— Start Data lines —

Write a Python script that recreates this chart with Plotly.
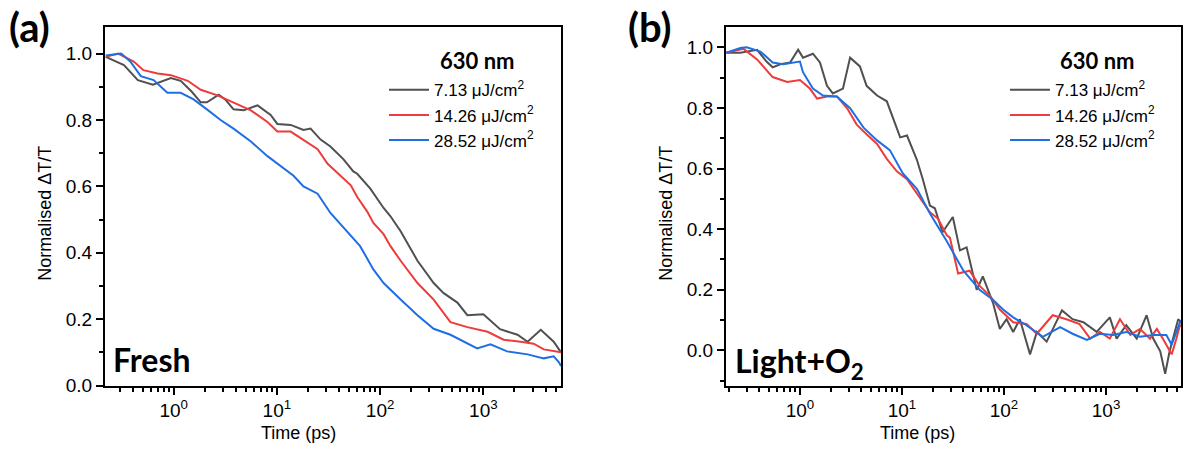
import plotly.graph_objects as go

# ---------------- data: normalised dT/T transients at 630 nm ----------------
series_names = ["7.13 μJ/cm<sup>2</sup>", "14.26 μJ/cm<sup>2</sup>", "28.52 μJ/cm<sup>2</sup>"]
series_colors = ["#505050", "#EE3B3B", "#1F6FE3"]

# (a) Fresh film
fresh_t_713 = [0.22, 0.33, 0.45, 0.63, 0.94, 1.17, 1.5, 1.83, 2.1, 2.73, 3.2, 3.8, 4.76, 6.5, 8.7, 10.1,
               13.6, 18.1, 21.2, 26.5, 33, 44, 55, 60, 80, 86, 108, 126, 158, 230, 330, 410, 560, 700,
               1000, 1450, 2140, 2680, 3600, 4800, 5400, 5650]
fresh_y_713 = [0.99, 0.965, 0.92, 0.906, 0.926, 0.918, 0.885, 0.853, 0.853, 0.876, 0.86, 0.832, 0.829,
               0.844, 0.815, 0.788, 0.785, 0.77, 0.774, 0.741, 0.72, 0.682, 0.645, 0.638, 0.594, 0.58,
               0.535, 0.51, 0.465, 0.376, 0.309, 0.279, 0.25, 0.212, 0.215, 0.17, 0.153, 0.132, 0.168,
               0.132, 0.109, 0.1]

fresh_t_1426 = [0.22, 0.29, 0.41, 0.51, 0.7, 0.94, 1.37, 1.83, 2.66, 3.8, 5.6, 8.1, 10.1, 13.6, 18.1,
                24.8, 31, 41, 52, 60, 75, 86, 108, 126, 158, 230, 330, 480, 700, 1100, 1570, 2300,
                3070, 3850, 5200, 5650]
fresh_y_1426 = [0.99, 1.0, 0.976, 0.95, 0.94, 0.935, 0.918, 0.891, 0.874, 0.853, 0.829, 0.794, 0.765,
                0.765, 0.741, 0.712, 0.668, 0.632, 0.603, 0.568, 0.524, 0.49, 0.456, 0.42, 0.376, 0.309,
                0.259, 0.191, 0.176, 0.162, 0.138, 0.132, 0.126, 0.109, 0.103, 0.1]

fresh_t_2852 = [0.22, 0.31, 0.38, 0.48, 0.64, 0.87, 1.17, 1.56, 2.1, 2.85, 3.8, 5.6, 8.1, 10.8, 14.5,
                18.1, 24.8, 33, 48, 64, 86, 108, 158, 230, 330, 480, 870, 1170, 1700, 2680, 3850, 4800,
                5400, 5650]
fresh_y_2852 = [0.994, 1.0, 0.976, 0.932, 0.92, 0.882, 0.882, 0.862, 0.832, 0.8, 0.774, 0.735, 0.691,
                0.662, 0.632, 0.6, 0.578, 0.52, 0.462, 0.42, 0.35, 0.309, 0.259, 0.212, 0.171, 0.153,
                0.112, 0.124, 0.103, 0.094, 0.082, 0.088, 0.07, 0.059]

# (b) Light + O2 treated film
aged_t_713 = [0.19, 0.26, 0.38, 0.47, 0.54, 0.64, 0.8, 0.96, 1.07, 1.34, 1.57, 1.84, 2.1, 2.64, 3.1,
              3.87, 4.5, 5.7, 7.1, 8.2, 9.6, 11.2, 14, 16, 18.8, 21, 25, 31.5, 37, 43, 54, 62, 78, 91,
              106, 123, 143, 180, 210, 262, 370, 470, 600, 810, 1090, 1270, 1580, 2000, 2500, 2900,
              3400, 3800, 4200, 5100, 5500]
aged_y_713 = [0.982, 0.982, 0.992, 0.953, 0.934, 0.944, 0.95, 0.992, 0.966, 0.979, 0.95, 0.873, 0.848,
              0.864, 0.966, 0.937, 0.873, 0.841, 0.822, 0.767, 0.703, 0.709, 0.629, 0.565, 0.478,
              0.469, 0.39, 0.44, 0.33, 0.34, 0.2, 0.244, 0.157, 0.071, 0.103, 0.061, 0.103, -0.013,
              0.061, 0.029, 0.132, 0.103, 0.093, 0.061, 0.109, 0.039, 0.083, 0.039, 0.116, 0.039,
              -0.003, -0.077, -0.003, 0.103, 0.09]

aged_t_1426 = [0.19, 0.26, 0.28, 0.38, 0.54, 0.75, 1.0, 1.25, 1.47, 1.84, 2.3, 2.9, 3.6, 4.5, 5.7, 7.1,
               8.9, 11.2, 15, 18.8, 22.5, 27.5, 29.5, 35.5, 46, 58, 73, 91, 123, 166, 210, 300, 410,
               550, 700, 870, 1090, 1370, 1730, 2150, 2700, 3150, 3600, 4400, 4900, 5300, 5500]
aged_y_1426 = [0.982, 0.992, 0.995, 0.96, 0.902, 0.886, 0.892, 0.864, 0.831, 0.838, 0.838, 0.799,
               0.745, 0.713, 0.681, 0.632, 0.591, 0.565, 0.501, 0.456, 0.435, 0.38, 0.372, 0.254,
               0.263, 0.212, 0.18, 0.135, 0.093, 0.087, 0.055, 0.116, 0.103, 0.087, 0.039, 0.061,
               0.039, 0.103, 0.051, 0.071, 0.039, 0.071, 0.039, -0.013, 0.039, 0.083, 0.08]

aged_t_2852 = [0.19, 0.26, 0.3, 0.41, 0.54, 0.68, 1.0, 1.07, 1.34, 1.68, 2.3, 3.1, 4.2, 5.7, 7.6, 10.2,
               14, 18.8, 27.5, 40, 58, 78, 98, 123, 166, 240, 355, 470, 650, 870, 1170, 1580, 2150,
               2900, 3900, 4400, 4900, 5300, 5500]
aged_y_2852 = [0.982, 0.998, 1.0, 0.986, 0.95, 0.944, 0.953, 0.918, 0.864, 0.841, 0.838, 0.799, 0.735,
               0.693, 0.661, 0.584, 0.533, 0.452, 0.36, 0.263, 0.199, 0.167, 0.135, 0.109, 0.083,
               0.045, 0.077, 0.055, 0.035, 0.055, 0.051, 0.061, 0.045, 0.051, 0.051, 0.019, 0.061,
               0.093, 0.1]

x_tickvals = [1, 10, 100, 1000]
x_ticktext = ["10<sup>0</sup>", "10<sup>1</sup>", "10<sup>2</sup>", "10<sup>3</sup>"]
x_minor = [m * 10.0 ** e for e in range(-1, 4) for m in range(2, 10)]

fresh = [(fresh_t_713, fresh_y_713), (fresh_t_1426, fresh_y_1426), (fresh_t_2852, fresh_y_2852)]
aged = [(aged_t_713, aged_y_713), (aged_t_1426, aged_y_1426), (aged_t_2852, aged_y_2852)]

# ---------------- figure ----------------
W, H = 1183, 461
SANS = "Arial"
BOLD_FONT = "Lato"


def tick_font():
    return dict(family=SANS, size=19, color="black")


def legend_font():
    return dict(family=SANS, size=17, color="black")


def title_font():
    return dict(family=SANS, size=18, color="black")


fig = go.Figure()

for i, (t, y) in enumerate(fresh):
    fig.add_trace(go.Scatter(x=t, y=y, mode="lines", name=series_names[i],
                             line=dict(color=series_colors[i], width=2),
                             xaxis="x", yaxis="y", legend="legend"))
for i, (t, y) in enumerate(aged):
    fig.add_trace(go.Scatter(x=t, y=y, mode="lines", name=series_names[i],
                             line=dict(color=series_colors[i], width=2),
                             xaxis="x2", yaxis="y2", legend="legend2"))

dom_y = [1 - 395 / H, 1 - 28 / H]
dom_a = [105 / W, 561 / W]
dom_b = [726 / W, 1181 / W]


def log_axis(dom, rng, anchor):
    return dict(domain=dom, type="log", range=rng, anchor=anchor,
                tickmode="array", tickvals=x_tickvals, ticktext=x_ticktext,
                ticks="outside", ticklen=7, tickwidth=2, tickcolor="black",
                minor=dict(tickmode="array", tickvals=x_minor, ticks="outside",
                           ticklen=4, tickwidth=1.5, tickcolor="black"),
                showline=True, linecolor="black", linewidth=2, mirror=True,
                showgrid=False, zeroline=False, tickfont=tick_font())


def lin_axis(rng, anchor):
    return dict(domain=dom_y, range=rng, anchor=anchor, dtick=0.2, tick0=0,
                tickformat=".1f", ticks="outside", ticklen=7, tickwidth=2, tickcolor="black",
                minor=dict(dtick=0.1, tick0=0, ticks="outside", ticklen=4, tickwidth=1.5,
                           tickcolor="black"),
                showline=True, linecolor="black", linewidth=2, mirror=True,
                showgrid=False, zeroline=False, tickfont=tick_font())


def opposite_x(over, anchor):
    return dict(overlaying=over, side="top", anchor=anchor, range=[0, 10], dtick=1,
                ticks="inside", ticklen=5, tickwidth=2, tickcolor="black",
                showticklabels=False, showgrid=False, zeroline=False, showline=False)


def opposite_y(over, anchor):
    return dict(overlaying=over, side="right", anchor=anchor, range=[0, 10], dtick=1,
                ticks="inside", ticklen=5, tickwidth=2, tickcolor="black",
                showticklabels=False, showgrid=False, zeroline=False, showline=False)


def legend_box(x_px):
    return dict(x=x_px / W, y=1 - 74 / H, xanchor="left", yanchor="top",
                bgcolor="rgba(0,0,0,0)", borderwidth=0, font=legend_font(),
                itemwidth=40, tracegroupgap=0)


fig.update_layout(
    width=W, height=H, margin=dict(l=0, r=0, t=0, b=0),
    paper_bgcolor="white", plot_bgcolor="white",
    font=dict(family=SANS, color="black"),
    xaxis=log_axis(dom_a, [-0.665, 3.752], "y"),
    yaxis=lin_axis([0, 1.079], "x"),
    xaxis2=log_axis(dom_b, [-0.725, 3.735], "y2"),
    yaxis2=lin_axis([-0.116, 1.066], "x2"),
    xaxis3=opposite_x("x", "y"),
    yaxis3=opposite_y("y", "x"),
    xaxis4=opposite_x("x2", "y2"),
    yaxis4=opposite_y("y2", "x2"),
    legend=legend_box(384),
    legend2=legend_box(1005),
    showlegend=True,
)

annotations = [
    dict(text="<b>(a)</b>", x=7 / W, y=1 - 28 / H, font=dict(family=BOLD_FONT, size=40)),
    dict(text="<b>(b)</b>", x=626 / W, y=1 - 28 / H, font=dict(family=BOLD_FONT, size=40)),
    dict(text="<b>Fresh</b>", x=111 / W, y=1 - 368 / H, font=dict(family=BOLD_FONT, size=32)),
    dict(text="<b>Light+O<sub>2</sub></b>", x=733 / W, y=1 - 372 / H,
         font=dict(family=BOLD_FONT, size=32)),
    dict(text="<b>630 nm</b>", x=477 / W, y=1 - 62 / H, xanchor="center",
         font=dict(family=BOLD_FONT, size=22)),
    dict(text="<b>630 nm</b>", x=1097 / W, y=1 - 62 / H, xanchor="center",
         font=dict(family=BOLD_FONT, size=22)),
    dict(text="Time (ps)", x=298 / W, y=1 - 444 / H, xanchor="center", font=title_font()),
    dict(text="Time (ps)", x=918 / W, y=1 - 444 / H, xanchor="center", font=title_font()),
    dict(text="Normalised ΔT/T", x=45 / W, y=1 - 219 / H, textangle=-90, xanchor="center",
         font=title_font()),
    dict(text="Normalised ΔT/T", x=666 / W, y=1 - 219 / H, textangle=-90, xanchor="center",
         font=title_font()),
]
for a in annotations:
    a.setdefault("xanchor", "left")
    a.setdefault("yanchor", "middle")
    a.update(xref="paper", yref="paper", showarrow=False)
    a["font"].setdefault("color", "black")
fig.update_layout(annotations=annotations)

fig.write_html("out.html")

— End Data lines —

• **Request**
Leave out the pictures and repeat exactly the lines from the start of the material through the line that contains "0.132, 0.109, 0.1]", both included.

• **Output of the exercise**
Write a Python script that recreates this chart with Plotly.
import plotly.graph_objects as go

# ---------------- data: normalised dT/T transients at 630 nm ----------------
series_names = ["7.13 μJ/cm<sup>2</sup>", "14.26 μJ/cm<sup>2</sup>", "28.52 μJ/cm<sup>2</sup>"]
series_colors = ["#505050", "#EE3B3B", "#1F6FE3"]

# (a) Fresh film
fresh_t_713 = [0.22, 0.33, 0.45, 0.63, 0.94, 1.17, 1.5, 1.83, 2.1, 2.73, 3.2, 3.8, 4.76, 6.5, 8.7, 10.1,
               13.6, 18.1, 21.2, 26.5, 33, 44, 55, 60, 80, 86, 108, 126, 158, 230, 330, 410, 560, 700,
               1000, 1450, 2140, 2680, 3600, 4800, 5400, 5650]
fresh_y_713 = [0.99, 0.965, 0.92, 0.906, 0.926, 0.918, 0.885, 0.853, 0.853, 0.876, 0.86, 0.832, 0.829,
               0.844, 0.815, 0.788, 0.785, 0.77, 0.774, 0.741, 0.72, 0.682, 0.645, 0.638, 0.594, 0.58,
               0.535, 0.51, 0.465, 0.376, 0.309, 0.279, 0.25, 0.212, 0.215, 0.17, 0.153, 0.132, 0.168,
               0.132, 0.109, 0.1]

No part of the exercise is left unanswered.